I właśnie symbolika pomnikowo-patriotyczna zdecydowała, że ostatni projekt najwięcej zyskał w oczach jury złożonego z miejskich urzędników. Oprócz kamiennych nawierzchni, znajdzie się tu miejsce dla szklanych tablic informacyjnych. - Przeważył element edukacyjny. Chcemy, żeby była to żywa lekcja historii - wyjaśnia werdykt Jerzy Piekarski, dyrektor biura planowania przestrzennego.

Praca została wskazana do realizacji. W ciągu 10 dni ma zostać podpisana umowa ze zwycięską pracownią na wykonanie projektu technicznego. Nie wiadomo jednak, jak będzie wyglądała ostateczna wersja, bo sami urzędnicy przyznają, że wymaga dyskusji i poprawek.

Wątpliwości budzi na przykład, czy nowy projekt nie zaszkodzi temu, co istnieje. - Ten plac jest wyśmienity i nie wszystko należy spisywać na straty - uważa architekt Piotr Gadomski.

Nowa koncepcja zakłada poza tym usunięcie części zieleni, a przestrzeni nadaje charakter martyrologiczno-historyczny. Trudno sobie tutaj wyobrazić w przyszłości urządzanie imprez o charakterze rozrywkowym.

Wątpliwości środowiska architektów budzi też sposób wyboru koncepcji.

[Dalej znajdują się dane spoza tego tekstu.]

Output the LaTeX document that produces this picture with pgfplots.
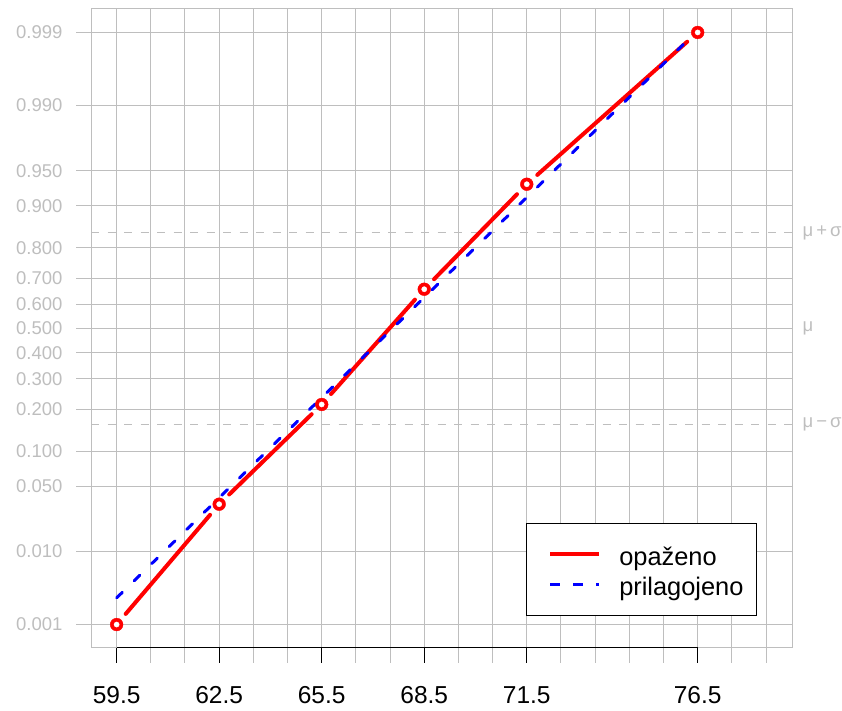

To kolejny przypadek, gdy na zagospodarowanie ważnego miejsca nie było otwartego konkursu architektonicznego. Niektórzy dopiero teraz dowiedzieli się, że miasto w ogóle wysłało jakieś zlecenia. - Woleliśmy takie rozwiązanie, zamiast zdawać się na jedną wersję - tłumaczy Jerzy Piekarski. Zwykle wymówką w takich wypadkach był pośpiech związany ze zdobywaniem pieniędzy z Unii Europejskiej. Tym razem stoją za tym podobno zobowiązania wobec środowiska kombatanckiego. Miasto chce bowiem skończyć inwestycję jeszcze w tym roku. Nic dziwnego, że pojawiły się głosy, iż tempo podyktowane jest kalendarzem wyborczym.

Niektórzy wytykają prezydentowi, że taki styl zarządzania przyczynia się do psucia estetyki miasta, a jemu brakuje wyczucia w tych sprawach. - Dla Piotra Grzymowicza nie ma rzeczy dobrych i złych. Są tylko zrobione i niezrobione - komentuje Sławomir Hryniewicz, prezes olsztyńskiego oddziału Stowarzyszenia Architektów Polskich, które od wielu miesięcy walczy o otwarte konkursy w Olsztynie.